Something I havent seen anyone touch base on is commissions. Let's look at MSFT, with buy write you generally have 2 commission costs, one for 100 shares of MSFT, one for the call. let's say you have $5 commission charge. that's $10 total. for a MSFT 1 month away and 1 strike higher you generally will get like .60-.90 cents which for 1 contract will be $60-$90..you just paid more then 10% in commission. with a put you just have one commission and will still get the same position and similar .60-.90, but now the commission represents much less of the sale on the contract.
I agree that selling a put is prefered over a buy/write. But the issue being debated was whether simply selling covered calls was prefered over selling puts. And so my point was, "if" you are going to sell covered calls, setting it up as a buy/write, vs a buy and then write, would be the equivalent of selling a put..... because the trade is not initiated unless you are guaranteed your desired strike and credit. That being, if your account is not approved for put selling, then the buy/write is the equivalent. And while there is an extra commission involved with the buy/write vs selling a put, you get to keep any dividends paid with the buy/write.

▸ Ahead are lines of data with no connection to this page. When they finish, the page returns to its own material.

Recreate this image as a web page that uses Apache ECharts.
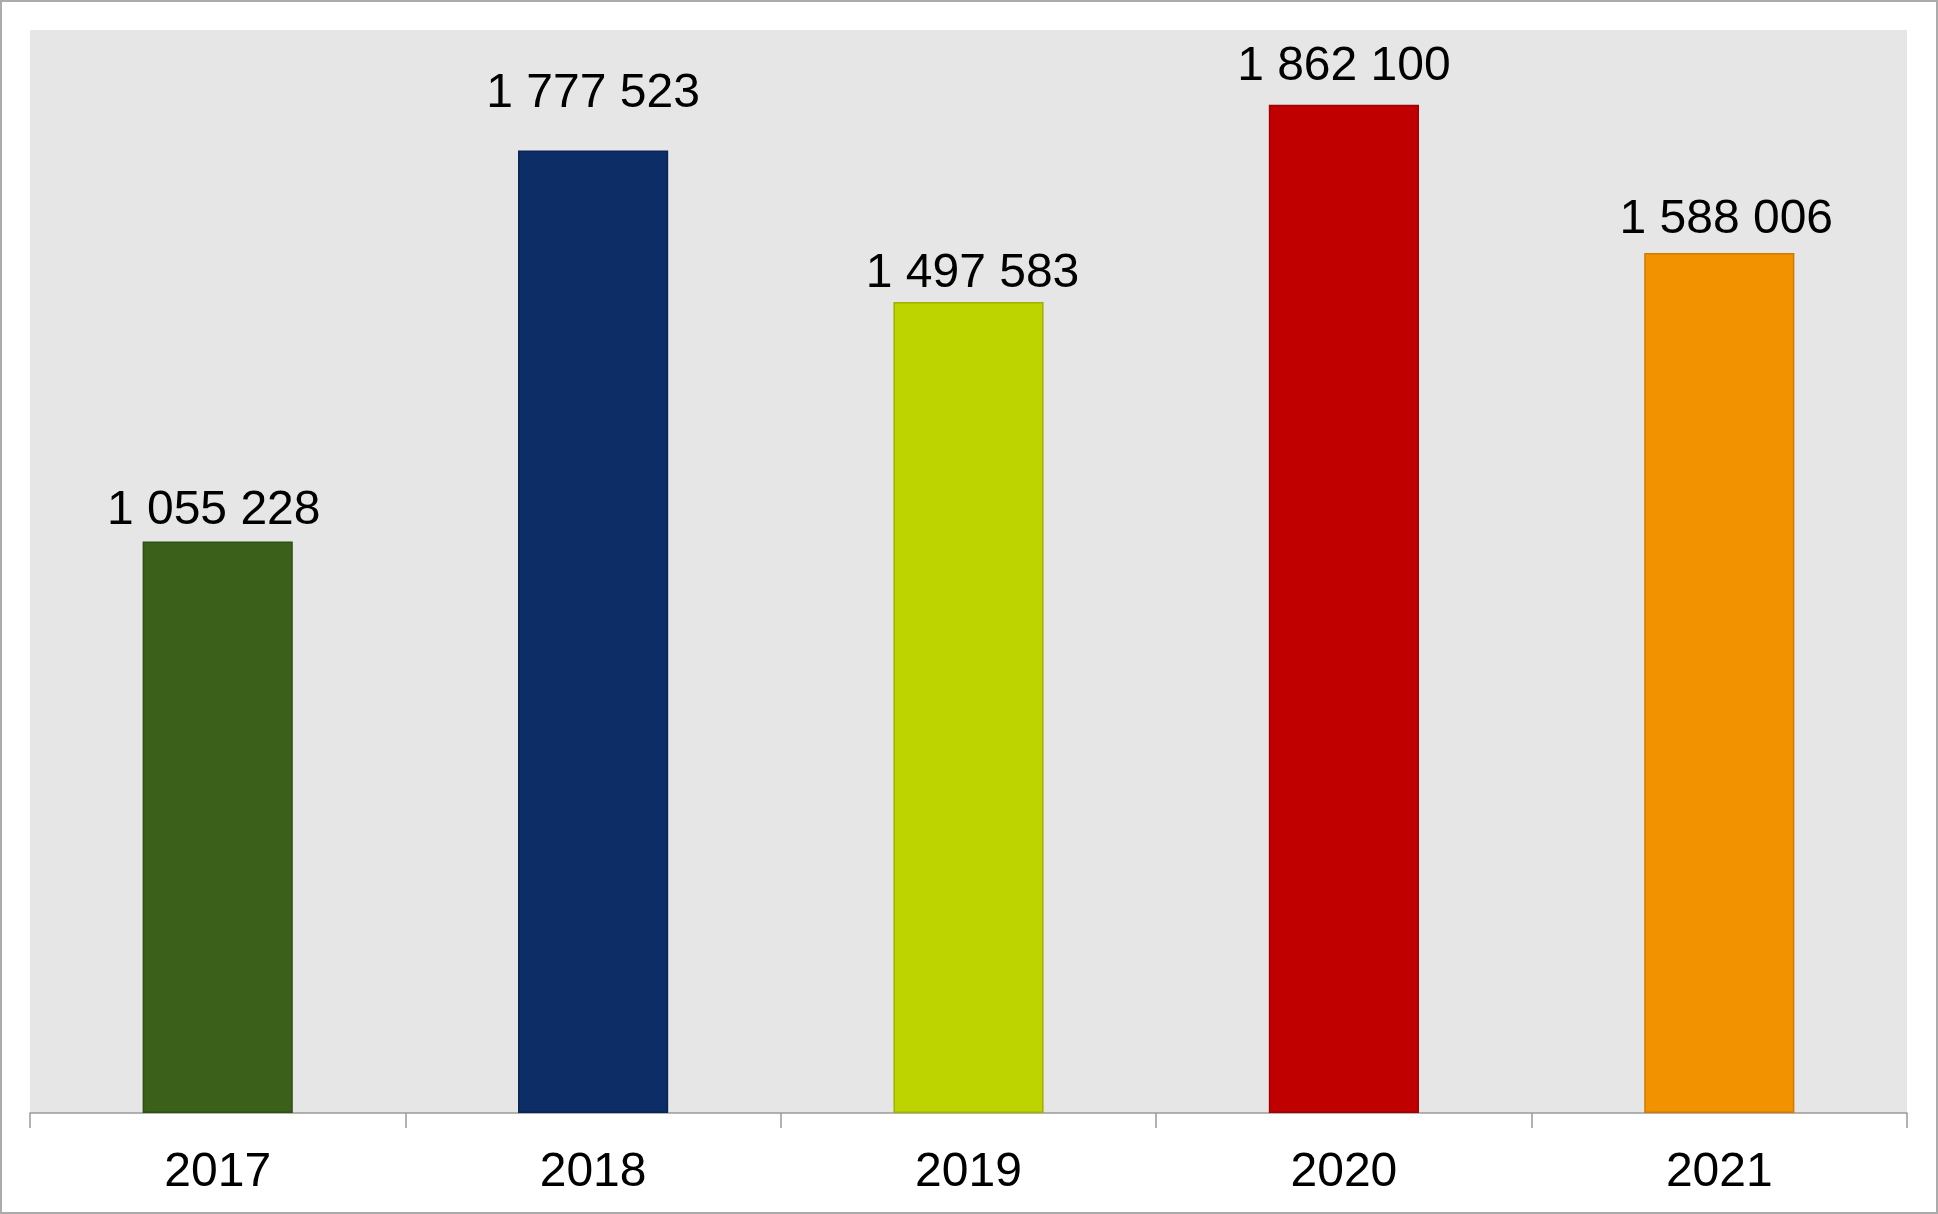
<!DOCTYPE html>
<html><head><meta charset="utf-8">
<script src="https://cdn.jsdelivr.net/npm/echarts@6/dist/echarts.min.js"></script>
<style>
html,body{margin:0;padding:0;background:#fff;}
#c{width:1938px;height:1214px;box-sizing:border-box;border:2px solid #ababab;}
</style></head><body>
<div id="c"></div>
<script>
const categories = ['2017','2018','2019','2020','2021'];
const values = [1055228, 1777523, 1497583, 1862100, 1588006];
const colors = ['#3A6019','#0C2D66','#BED400','#C00000','#F39200'];
const borders = ['#2f4f12','#0a2555','#9fb000','#a00000','#d07a00'];
const labelDistance = [7, 33, 4, 14, 9];
const labelShiftX = [-4, 0, 4, 0, 7];

const chart = echarts.init(document.getElementById('c'));
const fmt = v => String(v).replace(/\B(?=(\d{3})+(?!\d))/g, ' ');
chart.setOption({
  animation:false,
  grid:{left:28,right:29,top:28,bottom:99,show:true,backgroundColor:'#E6E6E6',borderWidth:0},
  xAxis:{type:'category',data:categories,boundaryGap:true,
    axisLine:{lineStyle:{color:'#9a9a9a',width:1.5}},
    axisTick:{show:true,alignWithLabel:false,length:15,lineStyle:{color:'#9a9a9a',width:1.5}},
    axisLabel:{color:'#000',fontFamily:'Liberation Sans',fontSize:48,margin:36}},
  yAxis:{type:'value',min:0,max:2000000,show:false,splitLine:{show:false}},
  series:[{type:'bar',barWidth:'40%',
    data:values.map((v,i)=>({value:v,
      itemStyle:{color:colors[i],borderColor:borders[i],borderWidth:1.5},
      label:{distance:labelDistance[i],offset:[labelShiftX[i],0]}})),
    label:{show:true,position:'top',color:'#000',fontFamily:'Liberation Sans',fontSize:48,formatter:p=>fmt(p.value)}}]
});
</script></body></html>
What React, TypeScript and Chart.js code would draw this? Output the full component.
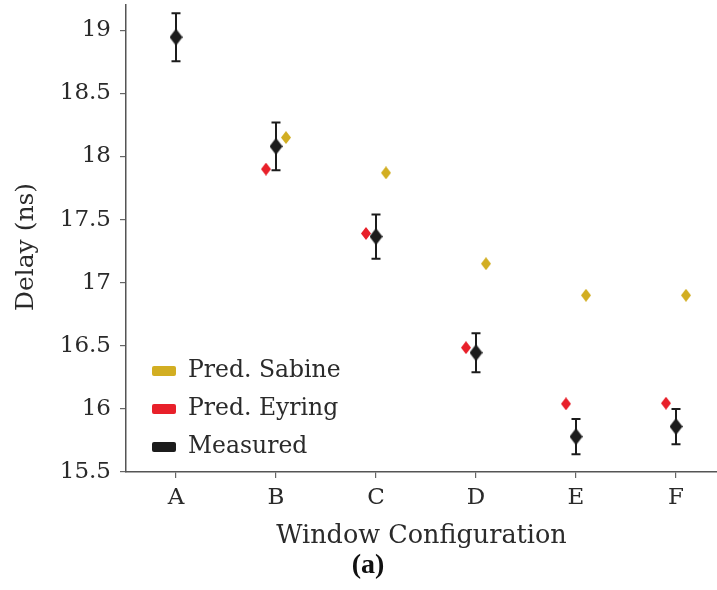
import { useEffect, useRef } from "react";
import { Chart, registerables } from "chart.js";

Chart.register(...registerables);

const categories = ["A", "B", "C", "D", "E", "F"];
const measured = [18.945, 18.08, 17.365, 16.445, 15.78, 15.86];
const measuredErr = [0.19, 0.19, 0.175, 0.155, 0.14, 0.14];
const eyring: (number | null)[] = [null, 17.9, 17.39, 16.485, 16.04, 16.045];
const sabine: (number | null)[] = [null, 18.15, 17.87, 17.15, 16.9, 16.9];
const yTicks = [15.5, 16, 16.5, 17, 17.5, 18, 18.5, 19];
const yTitle = "Delay (ns)";
const xTitle = "Window Configuration";
const caption = "(a)";

const legendItems = [
  { label: "Pred. Sabine", color: "#d2ae22" },
  { label: "Pred. Eyring", color: "#e8202a" },
  { label: "Measured", color: "#1c1c1c" },
];

const SERIF = "'DejaVu Serif', serif";

function diamond(w: number, h: number, color: string): HTMLCanvasElement {
  const c = document.createElement("canvas");
  c.width = w;
  c.height = h;
  const ctx = c.getContext("2d")!;
  ctx.fillStyle = color;
  ctx.beginPath();
  ctx.moveTo(w / 2, 0);
  ctx.lineTo(w, h / 2);
  ctx.lineTo(w / 2, h);
  ctx.lineTo(0, h / 2);
  ctx.closePath();
  ctx.fill();
  return c;
}

const overlayPlugin = {
  id: "overlay",
  afterDatasetsDraw(chart: any) {
    const { ctx } = chart;
    const xs = chart.scales.x;
    const ys = chart.scales.y;
    ctx.save();
    ctx.strokeStyle = "#1c1c1c";
    ctx.lineWidth = 2;
    measured.forEach((v, i) => {
      const px = xs.getPixelForValue(i);
      const top = ys.getPixelForValue(v + measuredErr[i]);
      const bot = ys.getPixelForValue(v - measuredErr[i]);
      ctx.beginPath();
      ctx.moveTo(px, top);
      ctx.lineTo(px, bot);
      ctx.moveTo(px - 4.5, top);
      ctx.lineTo(px + 4.5, top);
      ctx.moveTo(px - 4.5, bot);
      ctx.lineTo(px + 4.5, bot);
      ctx.stroke();
    });
    ctx.restore();
  },
  afterDraw(chart: any) {
    const { ctx } = chart;
    ctx.save();
    ctx.font = `23.5px ${SERIF}`;
    ctx.textBaseline = "middle";
    ctx.textAlign = "left";
    legendItems.forEach((it, i) => {
      const cy = 371 + i * 38;
      ctx.fillStyle = it.color;
      ctx.beginPath();
      (ctx as any).roundRect(152, cy - 5, 24, 10, 2);
      ctx.fill();
      ctx.fillStyle = "#2a2a2a";
      ctx.fillText(it.label, 188, cy);
    });
    // y title
    ctx.save();
    ctx.translate(26, 247);
    ctx.rotate(-Math.PI / 2);
    ctx.font = `25px ${SERIF}`;
    ctx.textAlign = "center";
    ctx.textBaseline = "middle";
    ctx.fillStyle = "#2a2a2a";
    ctx.fillText(yTitle, 0, 0);
    ctx.restore();
    ctx.font = `bold 28px 'Liberation Serif', serif`;
    ctx.textAlign = "center";
    ctx.textBaseline = "middle";
    ctx.fillStyle = "#111";
    ctx.fillText(caption, 368, 566);
    ctx.restore();
  },
};

export default function App() {
  const ref = useRef<HTMLCanvasElement | null>(null);
  useEffect(() => {
    document.body.style.margin = "0";
    const measuredImg = diamond(13, 17, "#1c1c1c");
    const eyringImg = diamond(10, 13, "#e8202a");
    const sabineImg = diamond(10, 13, "#d2ae22");
    const toPts = (arr: (number | null)[], off: number) =>
      arr.map((v, i) => ({ x: i + off, y: v })).filter((p) => p.y !== null);
    const chart = new Chart(ref.current!, {
      type: "scatter",
      data: {
        datasets: [
          { label: "Pred. Eyring", data: toPts(eyring, -0.1) as any, pointStyle: eyringImg as any },
          { label: "Pred. Sabine", data: toPts(sabine, 0.1) as any, pointStyle: sabineImg as any },
          { label: "Measured", data: toPts(measured, 0) as any, pointStyle: measuredImg as any },
        ],
      },
      options: {
        animation: false,
        responsive: false,
        layout: { autoPadding: false, padding: { top: 5, right: 0, left: 0, bottom: 0 } },
        plugins: { legend: { display: false }, tooltip: { enabled: false } },
        scales: {
          x: {
            type: "linear",
            min: -0.5,
            max: 5.41,
            afterFit: (s: any) => {
              s.height = 118;
              s.paddingLeft = 0;
              s.paddingRight = 0;
            },
            afterBuildTicks: (s: any) => {
              s.ticks = categories.map((_, i) => ({ value: i }));
            },
            ticks: {
              callback: (v: any) => categories[Math.round(v)] ?? "",
              font: { family: SERIF, size: 23 },
              color: "#2a2a2a",
              padding: 6,
              maxRotation: 0,
            },
            grid: { display: true, drawOnChartArea: false, tickLength: 6, color: "#666", lineWidth: 1.2 },
            border: { display: true, color: "#555", width: 1.5 },
            title: {
              display: true,
              text: xTitle,
              font: { family: SERIF, size: 25.5 },
              color: "#2a2a2a",
              padding: { top: 0, bottom: 38 },
            },
          },
          y: {
            min: 15.5,
            max: 19.2,
            afterFit: (s: any) => {
              s.width = 126;
              s.paddingTop = 0;
              s.paddingBottom = 0;
            },
            afterBuildTicks: (s: any) => {
              s.ticks = yTicks.map((v) => ({ value: v }));
            },
            ticks: {
              callback: (v: any) => String(v),
              font: { family: SERIF, size: 23 },
              color: "#2a2a2a",
              padding: 9,
            },
            grid: { display: true, drawOnChartArea: false, tickLength: 6, color: "#666", lineWidth: 1.2 },
            border: { display: true, color: "#555", width: 1.5 },
            title: { display: false },
          },
        },
      },
      plugins: [overlayPlugin],
    });
    return () => chart.destroy();
  }, []);
  return (
    <div style={{ position: "fixed", left: 0, top: 0, width: 717, height: 590, background: "#fff" }}>
      <canvas ref={ref} width={717} height={590} />
    </div>
  );
}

NooB Question: So is a buy/write just a means of entering a covered call position using one order to both purchase the underlying and sell the call?
Yes. And if your stock is above your strike on expiration day, then the stock is gone, and you are back in cash,.... with your profit. If the stock is below your strike on exp day, then you keep the stock, keep your credit, and you are free to either sell it, keep it, and/or write another call on it. The only reason to initiate a buy/write, is if you are not approved to sell puts. If you are aproved to sell puts, you may be better off selling the put, because there are times a buy/write is a little more difficult to get filled than simply selling a put. Because 2 things need to match up for the order to get filled. This is assuming you want to earn the same credit and strike, per unit of time, as you would for selling a put. It is a great strategy alternative, if you are not approved to sell puts.
if you look at the dollar amounts, your highest decay options are the weeklies. look at tsla versus bp to look at dollar amounts for a 6 day put sale. obviously you would look at selling 35 to 50 delta puts.
The theta is directly related to the gamma you are undertaking. So it comes down to your tolerance for gamma risk.
An excellent post. But most won't appreciate why until they've made the errors you referenced. And then it is too late. If a new trader feels he must get involved in an option strategy - a mistake to begin with in my mind - shorting puts on equities is a bad move. Very easy to get overconfident and over leverage, leading to the possibility of severe losses when the market tanks under you. Doing a buy/write at least helps make one aware of their total exposure.
I recommend selling the following month options, in this case November. This thread has some good info: http://www.elitetrader.com/vb/showthread.php?s=&threadid=247829 Take a look at United States Oil (USO), they are a good candidate for put selling, maybe 3 strikes OTM. Also be cautious of some advice you get on EliteTrader, there are a few wackos here.